After U.N. sanctions were imposed, the shipment of North Korean weapons to other countries has been disrupted on more than one occasion. In December, authorities in Thailand intercepted a cargo of arms bound for the Middle East.

“North Korea will sell to anyone who pays cash. … In the Middle East, Iran, Syria and Iraq were the best clients,” Mr. Kim said.

Larry Niksch, a former specialist in Asian affairs at the Congressional Research Service, described North Korea’s relationship with Iran’s Revolutionary Guard Corps as troubling. He said North Korean weapons often end up in the hands of militant organizations such as Hezbollah and Hamas.

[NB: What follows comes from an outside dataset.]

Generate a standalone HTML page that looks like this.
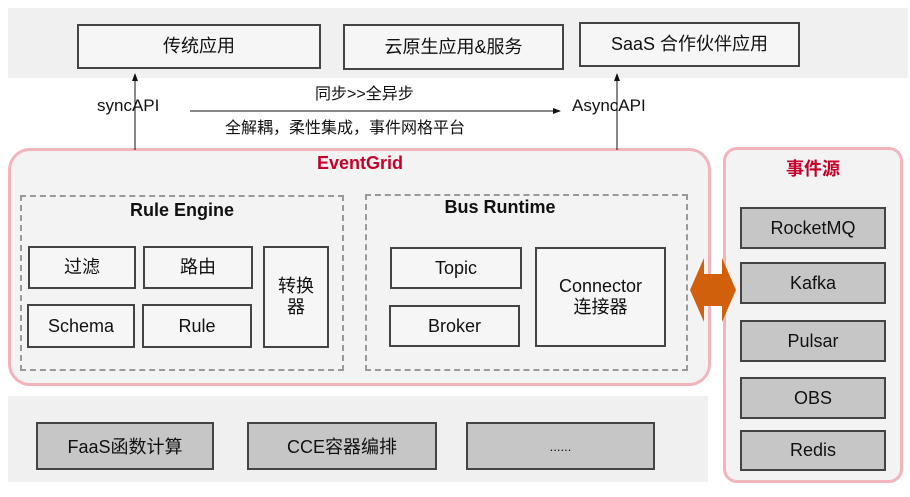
<!DOCTYPE html>
<html><head><meta charset="utf-8"><style>
body{margin:0;width:910px;height:497px;background:#fff;position:relative;overflow:hidden;font-family:"Liberation Sans","Noto Sans CJK SC",sans-serif;color:#111}
div{position:absolute;box-sizing:border-box}
.b{border:2px solid #444;background:#f6f6f6;display:flex;align-items:center;justify-content:center;font-size:18px;text-align:center;line-height:1.15}
.g{border:2px solid #444;background:#c6c6c6;display:flex;align-items:center;justify-content:center;font-size:18px}
.d{border:2px dashed #999}
.t{white-space:nowrap;font-size:17px}
</style></head><body>
<div style="left:8px;top:8px;width:900px;height:70px;background:#f0f0f0"></div>
<div class="b" style="left:77px;top:24px;width:244px;height:45px">传统应用</div>
<div class="b" style="left:343px;top:24px;width:221px;height:46px">云原生应用&amp;服务</div>
<div class="b" style="left:579px;top:22px;width:221px;height:45px">SaaS 合作伙伴应用</div>

<div style="left:8px;top:148px;width:703px;height:238px;border:3px solid #f0b4ba;border-radius:22px;background:#f3f3f3"></div>
<div class="t" style="left:300px;top:153px;width:120px;text-align:center;color:#c4002a;font-weight:bold;font-size:18px">EventGrid</div>
<div class="d" style="left:20px;top:195px;width:324px;height:176px"></div>
<div class="t" style="left:20px;top:200px;width:324px;text-align:center;font-weight:bold;font-size:18px">Rule Engine</div>
<div class="b" style="left:28px;top:246px;width:108px;height:43px">过滤</div>
<div class="b" style="left:143px;top:246px;width:110px;height:43px">路由</div>
<div class="b" style="left:263px;top:246px;width:66px;height:102px">转换<br>器</div>
<div class="b" style="left:27px;top:304px;width:108px;height:44px">Schema</div>
<div class="b" style="left:142px;top:304px;width:110px;height:44px">Rule</div>
<div class="d" style="left:365px;top:194px;width:323px;height:177px"></div>
<div class="t" style="left:440px;top:197px;width:120px;text-align:center;font-weight:bold;font-size:18px">Bus Runtime</div>
<div class="b" style="left:390px;top:247px;width:132px;height:42px">Topic</div>
<div class="b" style="left:389px;top:305px;width:131px;height:42px">Broker</div>
<div class="b" style="left:535px;top:247px;width:131px;height:100px">Connector<br>连接器</div>

<div style="left:723px;top:147px;width:180px;height:336px;border:3px solid #f0b4ba;border-radius:14px;background:#f3f3f3"></div>
<div class="t" style="left:723px;top:155px;width:180px;text-align:center;color:#c4002a;font-weight:bold;font-size:18px">事件源</div>
<div class="g" style="left:740px;top:207px;width:146px;height:42px">RocketMQ</div>
<div class="g" style="left:740px;top:262px;width:146px;height:42px">Kafka</div>
<div class="g" style="left:740px;top:320px;width:146px;height:42px">Pulsar</div>
<div class="g" style="left:740px;top:377px;width:146px;height:42px">OBS</div>
<div class="g" style="left:740px;top:430px;width:146px;height:41px">Redis</div>

<div style="left:8px;top:396px;width:700px;height:86px;background:#f0f0f0"></div>
<div class="g" style="left:36px;top:422px;width:178px;height:48px">FaaS函数计算</div>
<div class="g" style="left:247px;top:422px;width:190px;height:48px">CCE容器编排</div>
<div class="g" style="left:466px;top:422px;width:189px;height:48px;font-size:13px">......</div>

<svg style="position:absolute;left:0;top:0" width="910" height="497">
<defs><marker id="a" markerWidth="8" markerHeight="8" refX="7" refY="4" orient="auto"><path d="M0,1 L8,4 L0,7z" fill="#111"/></marker></defs>
<line x1="135" y1="150" x2="135" y2="74" stroke="#111" stroke-width="1" marker-end="url(#a)"/>
<line x1="617" y1="150" x2="617" y2="74" stroke="#111" stroke-width="1" marker-end="url(#a)"/>
<line x1="190" y1="111" x2="560" y2="111" stroke="#111" stroke-width="1" marker-end="url(#a)"/>
<path d="M690,290 L704,258 L704,274 L722,274 L722,258 L736,290 L722,322 L722,306 L704,306 L704,322z" fill="#d1600c"/>
</svg>
<div class="t" style="left:97px;top:96px;font-size:17px">syncAPI</div>
<div class="t" style="left:572px;top:96px;font-size:17px">AsyncAPI</div>
<div class="t" style="left:315px;top:80px;font-size:16px">同步&gt;&gt;全异步</div>
<div class="t" style="left:225px;top:114px;font-size:16px">全解耦，柔性集成，事件网格平台</div>
</body></html>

The reinsurance scam was another big source of cash for Kim Jong-il’s regime. The government in Pyongyang collected hundreds of millions of dollars from global insurance firms after filing suspicious disaster claims. The regime also generates cash from the sale of counterfeit cigarettes, drugs and U.S. currency.

Another source is China, which is buying up North Korea’s natural resources — coal and iron ore — to fuel its rapid growth.

Mr. Kim said the money is delivered to “Bureau 39” of the Korean Workers’ Party Central Committee. Kim Jong-il created the bureau in the 1970s specifically to collect hard currency, analysts and defectors said. The money is used to purchase luxury goods, including food and alcohol, for Kim Jong-il and other members of the North Korean elite.